FUZHOU, Sept. 5 (Xinhua) -- In the center of the bustling city of Fuzhou, east China's Fujian Province, a man in his 70s is carefully guiding the restoration of a centuries-old neighborhood that is rich in traditional features.
This neighborhood is known as Sanfangqixiang, or the Three Lanes and Seven Alleys, a 40-hectare complex famous for its traditional urban fabric of lanes and alleys. The green slate walkways are lined by ancestral houses, featuring white walls and black tiles.
Initially built in the Jin Dynasty (265-420), the neighborhood developed in the Tang Dynasty (618-907) and the Five Dynasties (907-960), and thrived in the Ming and Qing dynasties (1368-1911). Sanfangqixiang, dubbed a museum of Ming and Qing dynasties' architecture, now boasts over 200 ancient buildings.

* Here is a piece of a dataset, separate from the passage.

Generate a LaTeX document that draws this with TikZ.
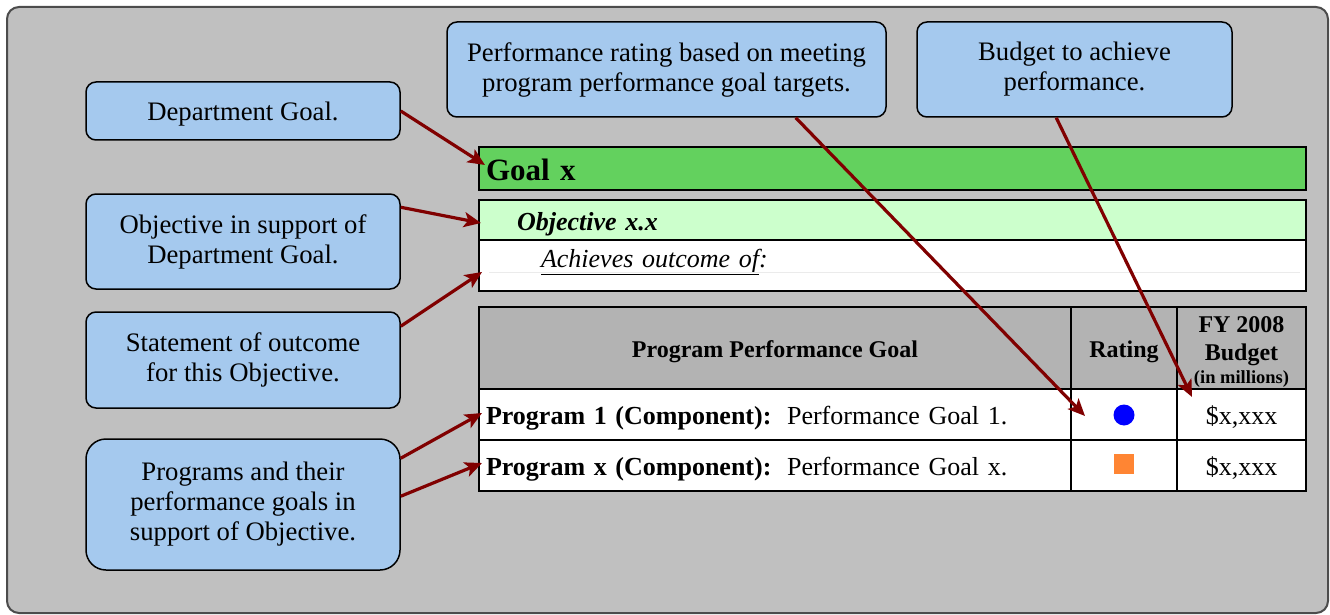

Chen Mulin, an expert in ancient Chinese architecture, has been helping to restore these structures as part of the city's efforts to address deterioration from natural erosion and human abrasion, as well as squatter settlements.
Among the first to be restored is a waterside pavilion stage. With local talent thin on the ground, Chen, then head of a cultural relics station in the city of Sanming, around 230 km on the west of Fuzhou, was called in to provide technical assistance.
The place where the stage is located had been converted into a zipper factory, recalled Chen. The courtyard had been raised to facilitate the delivery of freight, while pillars inside the building had been removed to expand the production space. It was hardly recognizable as a stage.
Chen asked workers to restore the original structure and features of the stage of waterside pavilion, using the same materials and craftwork with which it was built. On one occasion, while searching for an example of a broken component, he visited six or seven towns in a row.
"We must be scrupulous about every detail when it comes to the restoration of historical buildings. Not a single piece of wrong information should be passed down to our offspring," said Chen.
Nowadays, the courtyard is spacious. There are colorful paintings, lifelike stucco reliefs and ingeniously carved window panels. Standing on the refurbished stage, people seem to be whisked back to the Ming and Qing dynasties.
By the end of 2021, nearly 200 historical structures in the area had been repaired at a cost of 5 billion yuan (around 726 million U.S. dollars).
The ancient complex is also exploring other ways of revitalizing itself.
Many of the historical buildings have been opened to visitors, some filled with themed museums, cultural events and demonstrations of folk crafts, such as bodiless lacquerware and cork carving.
The efforts have paid off. Sanfangqixiang has become a popular tourist destination in Fuzhou, receiving more than 10 million annual visits since 2015.
It is early autumn in China. When night falls and the heat fades, tourists pour into the ancient lanes and alleys. Strolling along the bustling Nanhou Street, many stop at the specialty store run by Guo Li, a skilled cork carver.
"While properly preserving our traditional crafts, we must add some innovative modern-day elements so the crafts can shine once more," said Guo.